Pub Date: Oct. 16th, 1950
Publisher: Knopf

An unusual story, in that its interest and values lie on the level of psychological conflicts, while its setting is war in Southern Italy, its proponents, people to whom the war and its implications are at the focus of the immediate issues. Guy Bertini, American born, did not realize the potency of his Italian blood until he found himself a Captain in OSS, American Army, assigned to a secret service mission involving his Italian born brother whom he- at homes- had helped convict on charges of illegal activities in traffic of liquor, women and drugs.

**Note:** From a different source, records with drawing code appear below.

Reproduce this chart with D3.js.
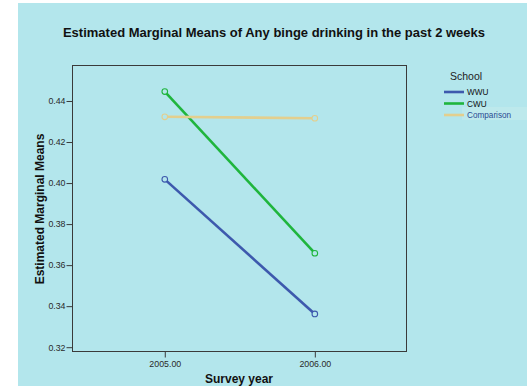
<!DOCTYPE html>
<html>
<head>
<meta charset="utf-8">
<script src="https://cdn.jsdelivr.net/npm/d3@7"></script>
<style>
  html, body { margin: 0; padding: 0; background: #ffffff; }
  svg { display: block; font-family: "Liberation Sans", Arial, sans-serif; }
</style>
</head>
<body>
<svg id="chart" width="527" height="386"></svg>
<script>
// Survey years on the x axis
const years = [2005, 2006];
// Estimated marginal means per school
const wwuValues = [0.4018, 0.3362];
const cwuValues = [0.4446, 0.3658];
const comparisonValues = [0.4323, 0.4316];
const schools = ["WWU", "CWU", "Comparison"];
const schoolColors = ["#3d59ad", "#1fb53d", "#e3cf8e"];
const yTicks = [0.32, 0.34, 0.36, 0.38, 0.40, 0.42, 0.44];
const xTicks = [2005, 2006];

const series = [wwuValues, cwuValues, comparisonValues].map((vals, i) => ({
  name: schools[i],
  color: schoolColors[i],
  points: years.map((yr, j) => ({ year: yr, value: vals[j] }))
}));

const svg = d3.select("#chart");

// panel background
svg.append("rect")
  .attr("x", 18).attr("y", 3)
  .attr("width", 509).attr("height", 383)
  .attr("fill", "#b3e6ec");

const plot = { left: 72.5, right: 406.5, top: 65.5, bottom: 351.5 };

const x = d3.scaleLinear()
  .domain([2004.385, 2006.611])
  .range([plot.left, plot.right]);
const y = d3.scaleLinear()
  .domain([0.3179, 0.4573])
  .range([plot.bottom, plot.top]);

// plot frame
svg.append("rect")
  .attr("x", plot.left).attr("y", plot.top)
  .attr("width", plot.right - plot.left).attr("height", plot.bottom - plot.top)
  .attr("fill", "none").attr("stroke", "#3a3a3a").attr("stroke-width", 1);

// y axis
const yAxis = svg.append("g")
  .attr("transform", `translate(${plot.left},0)`)
  .call(d3.axisLeft(y).tickValues(yTicks).tickFormat(d3.format(".2f")).tickSize(6).tickPadding(1));
yAxis.select(".domain").remove();
yAxis.selectAll(".tick line").attr("stroke", "#3a3a3a");
yAxis.selectAll(".tick text")
  .attr("fill", "#2a2a2a").attr("font-size", "8.8px")
  .attr("font-family", "Liberation Sans, Arial, sans-serif");

// x axis
const xAxis = svg.append("g")
  .attr("transform", `translate(0,${plot.bottom})`)
  .call(d3.axisBottom(x).tickValues(xTicks).tickFormat(d3.format(".2f")).tickSize(6).tickPadding(3));
xAxis.select(".domain").remove();
xAxis.selectAll(".tick line").attr("stroke", "#3a3a3a");
xAxis.selectAll(".tick text")
  .attr("fill", "#2a2a2a").attr("font-size", "8.8px")
  .attr("font-family", "Liberation Sans, Arial, sans-serif");

// lines and markers
const line = d3.line().x(d => x(d.year)).y(d => y(d.value));
const g = svg.append("g");
series.forEach(s => {
  g.append("path")
    .datum(s.points)
    .attr("d", line)
    .attr("fill", "none")
    .attr("stroke", s.color)
    .attr("stroke-width", 2.6);
  g.selectAll(null)
    .data(s.points)
    .join("circle")
    .attr("cx", d => x(d.year))
    .attr("cy", d => y(d.value))
    .attr("r", 2.8)
    .attr("fill", "#b3e6ec")
    .attr("stroke", s.color)
    .attr("stroke-width", 1.1);
});

// title
svg.append("text")
  .attr("x", 274).attr("y", 37)
  .attr("text-anchor", "middle")
  .attr("font-size", "13px").attr("font-weight", "bold")
  .attr("fill", "#111")
  .text("Estimated Marginal Means of Any binge drinking in the past 2 weeks");

// axis titles
svg.append("text")
  .attr("transform", "translate(44,209) rotate(-90)")
  .attr("text-anchor", "middle")
  .attr("font-size", "12px").attr("font-weight", "bold")
  .attr("fill", "#111")
  .text("Estimated Marginal Means");

svg.append("text")
  .attr("x", 239).attr("y", 383)
  .attr("text-anchor", "middle")
  .attr("font-size", "12px").attr("font-weight", "bold")
  .attr("fill", "#111")
  .text("Survey year");

// legend
const legend = svg.append("g");
legend.append("text")
  .attr("x", 450).attr("y", 80)
  .attr("font-size", "10.5px").attr("fill", "#222")
  .text("School");
legend.append("rect")
  .attr("x", 462).attr("y", 107)
  .attr("width", 65).attr("height", 13)
  .attr("fill", "#bde9ec");
schools.forEach((name, i) => {
  const ly = 92 + i * 11.5;
  legend.append("line")
    .attr("x1", 444).attr("x2", 464)
    .attr("y1", ly).attr("y2", ly)
    .attr("stroke", schoolColors[i]).attr("stroke-width", 2.6);
  legend.append("text")
    .attr("x", 467).attr("y", ly + 3)
    .attr("font-size", "8.2px")
    .attr("fill", i === 2 ? "#2b4c93" : "#111")
    .text(name);
});
</script>
</body>
</html>
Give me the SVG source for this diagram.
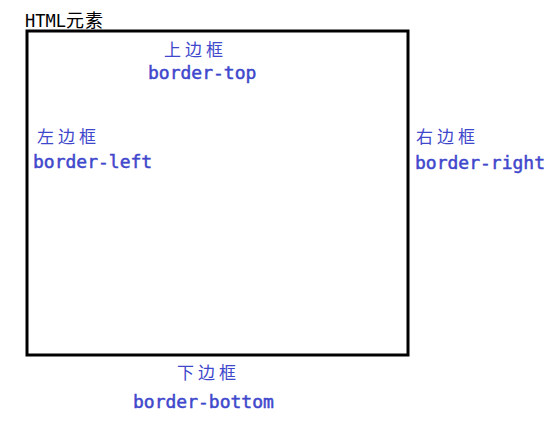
<svg xmlns="http://www.w3.org/2000/svg" width="557" height="429" viewBox="0 0 557 429">
<style>
.cn{font-family:"Noto Sans CJK SC","Liberation Sans",sans-serif;font-size:17px;fill:#3f48cc;letter-spacing:4px}
.en{font-family:"DejaVu Sans Mono","Liberation Mono",monospace;font-size:18px;fill:#3f48cc;stroke:#3f48cc;stroke-width:0.5}
</style>
<rect width="557" height="429" fill="#ffffff"/>
<g id="element">
<text x="25" y="27" font-family="DejaVu Sans Mono,'Noto Sans CJK SC',monospace" font-size="17" fill="#000">HTML<tspan font-family="Noto Sans CJK SC,sans-serif" font-size="18" letter-spacing="1">元素</tspan></text>
<rect x="27" y="31" width="381" height="324" fill="none" stroke="#000" stroke-width="3"/>
</g>
<g id="top">
<text class="cn" x="164" y="56">上边框</text>
<text class="en" x="148" y="79">border-top</text>
</g>
<g id="left">
<text class="cn" x="37" y="143">左边框</text>
<text class="en" x="33" y="168">border-left</text>
</g>
<g id="right">
<text class="cn" x="416" y="143">右边框</text>
<text class="en" x="415" y="169">border-right</text>
</g>
<g id="bottom">
<text class="cn" x="177" y="379">下边框</text>
<text class="en" x="133" y="408">border-bottom</text>
</g>
<g id="connectors"/>
</svg>
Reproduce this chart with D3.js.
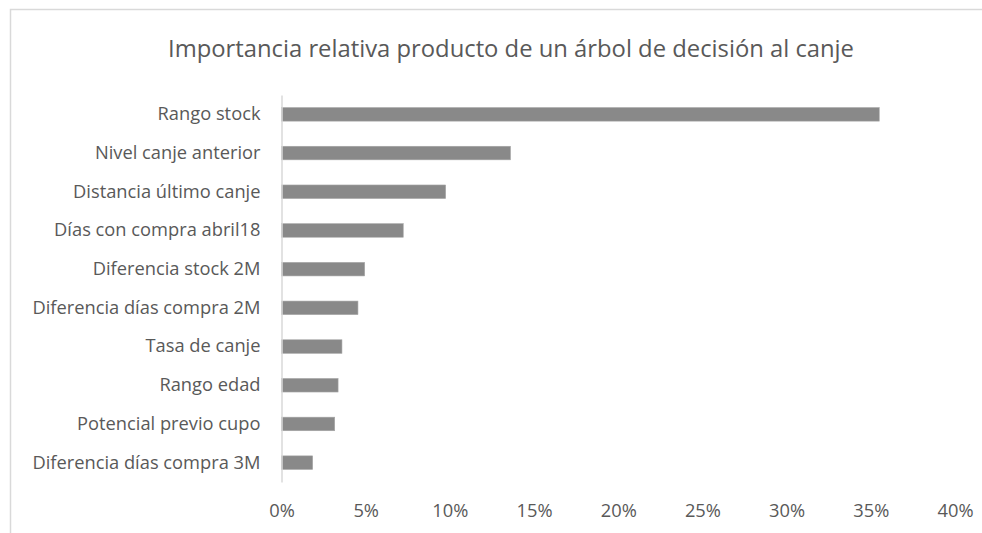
<!DOCTYPE html>
<html>
<head>
<meta charset="utf-8">
<script src="https://cdn.jsdelivr.net/npm/d3@7"></script>
<style>
  html, body { margin: 0; padding: 0; background: #fff; }
  svg { display: block; }
  text { font-family: "Open Sans", "Noto Sans", sans-serif; fill: #595959; }
</style>
</head>
<body>
<svg id="chart" width="982" height="533"></svg>
<script>
// Feature importance of the decision tree, top to bottom
const categories = [
  "Rango stock",
  "Nivel canje anterior",
  "Distancia último canje",
  "Días con compra abril18",
  "Diferencia stock 2M",
  "Diferencia días compra 2M",
  "Tasa de canje",
  "Rango edad",
  "Potencial previo cupo",
  "Diferencia días compra 3M"
];
const importance = [0.355, 0.136, 0.0975, 0.0723, 0.0494, 0.0454, 0.0359, 0.0336, 0.0316, 0.0185];
const tickValues = [0, 0.05, 0.10, 0.15, 0.20, 0.25, 0.30, 0.35, 0.40];
const title = "Importancia relativa producto de un árbol de decisión al canje";

const svg = d3.select("#chart");

// chart area frame
svg.append("rect")
  .attr("x", 10.5).attr("y", 9.5)
  .attr("width", 1000).attr("height", 600)
  .attr("fill", "none")
  .attr("stroke", "#d9d9d9")
  .attr("stroke-width", 1.5);

svg.append("text")
  .attr("x", 511).attr("y", 57)
  .attr("text-anchor", "middle")
  .style("font-size", "23.8px")
  .text(title);

const x = d3.scaleLinear().domain([0, 0.4]).range([281.5, 955]);
const y = d3.scaleBand().domain(categories).range([95, 482])
  .paddingInner(0.65).paddingOuter(0.325);

svg.append("g")
  .selectAll("rect")
  .data(categories)
  .join("rect")
  .attr("x", x(0))
  .attr("y", d => y(d))
  .attr("width", (d, i) => x(importance[i]) - x(0))
  .attr("height", y.bandwidth())
  .attr("fill", "#898989")
  .attr("stroke", "#a6a6a6")
  .attr("stroke-width", 0.6);

// category axis
const yAxis = svg.append("g")
  .attr("transform", `translate(${x(0)},0)`)
  .call(d3.axisLeft(y).tickSize(0).tickPadding(21));
yAxis.select(".domain").attr("stroke", "#d9d9d9").attr("stroke-width", 1.5);
yAxis.selectAll("text").style("font-size", "18.3px").attr("fill", "#595959");

// value axis
const xAxis = svg.append("g")
  .attr("transform", "translate(0,504)")
  .call(d3.axisBottom(x).tickValues(tickValues).tickSize(0).tickPadding(0)
    .tickFormat(d3.format(".0%")));
xAxis.select(".domain").remove();
xAxis.selectAll("text").style("font-size", "18.3px").attr("fill", "#595959").attr("dy", "0.71em");
</script>
</body>
</html>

The mission raised a moral issue; Guy was charged to offer his brother not only money and security but reinstatement of the American citizenship he had sacrificed, if he would betray his Italian and German associates, and secure the bridge, sole entrance to the town. Guy went that far- and farther, agreeing to the sordid price his brother further demanded, a price which involved Guy in complicity. But this alone did not change him. It was when he found himself bearer of the secret plan to cheat the gangster of the final price that he knew that he himself had ""walked with the devil"" and could not free himself. The scenes in the officers' quarters where the idealist, Russell Linscomb, and the realist, General Culpeper, battle for common ground, not knowing Guy is at stake; the scenes in which Guy's gangster brother plays Guy for a sucker -- in which it is the gangster who is straight, the moralist crooked, these are unique in their test of our own moral precepts. Arnold's best book to date.